2013 yılında Kross, Verduyn ve arkadaşlarının yaptıkları bir araştırma, sosyal ağlarda başkalarını izledikçe yalnızlık hissinin arttığını söylüyor. Araştırmada özellikle facebook vurgusu yapılsa da diğer ağlar içinde benzerlik söz konusu. Bu durumu şu şekilde açıklıyorlar; İnsanlar genellikle mutlu oldukları, sıkıntısız anlarını en mükemmel resim deneyimleri ile paylaşma eğilimindeler. Bunun nedeni, büyük olasılıkla günlük hayatın stresinden uzaklaşmak için kullanılan sosyal medyada mutlu olduğu anları biriktirmek olabilir. Ancak bu masal gibi paylaşımları takip eden ‘tüketici’ üzerinde farklı algılar oluşturma sonucunu da beraberinde getirmektedir.
Bunlardan bazıları benlik saygısı, depresyon, takip edilen paylaşımlarla birlikte oluşan eksiklik duyguları ya da paylaşana karşı saldırganca yorumlar olarak sayılabilir. Araştırma sonunda sosyal ağlarda aktif olmak daha az mutlu olma ve hayattan daha az memnuniyet duyma sonucunu çıkarmış. (Buna katılır mısınız bilmiyorum. Kullanım amacına ve şekline göre değişir diye düşünüyorum)
Sosyal medya kullanım şeklinizin, iyi ya da kötü ne derece etkisi olduğunu aşağıdaki sorulara cevap vererek bulabilirsiniz.
Size, anlamlı faaliyetler yapmak için ilham veriyor mu?
Hayatınızı farklı şekillerde (bilişsel, duyuşsal vb) geliştiriyor mu?
Sizi üzgün, yalnız hissettiriyor mu?
Sizi kıskanç yapıyor mu?
Sizi farklı şekillerde mutsuz edecek bir durum yaratıyor mu?
Başkaları ile yüz yüze geçireceğiniz zamanı çalıyor mu?
Sizi diğer anlamlı etkinliklerden (kitap okuma, televizyon izleme, sorumluluklarını gerçekleştirme vs) uzaklaştırıyor mu?
Başkalarının sosyal medya hakkında söyledikleri ne olursa olsun, hayatınızı zenginleştirdiğini fark ederseniz bağlantınızı devam ettirirsiniz.
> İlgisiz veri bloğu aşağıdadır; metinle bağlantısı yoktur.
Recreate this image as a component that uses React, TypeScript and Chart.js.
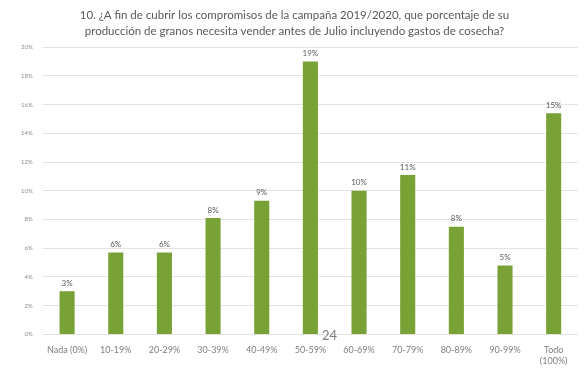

Yukarıdaki sorulara verdiğiniz cevaplarla birlikte mutsuzluk ile sosyal medya arasındaki rahatsız edici bağlantıyı, kendiniz de hissederseniz bir adım geri çekilmenizi öneririm. Bir süre, bir gün veya haftalarca kullanmayın. Gün boyunca yaptıklarınızın mutluluk ve yaşam memnuniyetinizi nasıl etkilediğinizi düşünün. Sonra, sosyal medyanın hayatınızda hangi bölümde olmasını istediğinize dair bilinçli bir karar verin.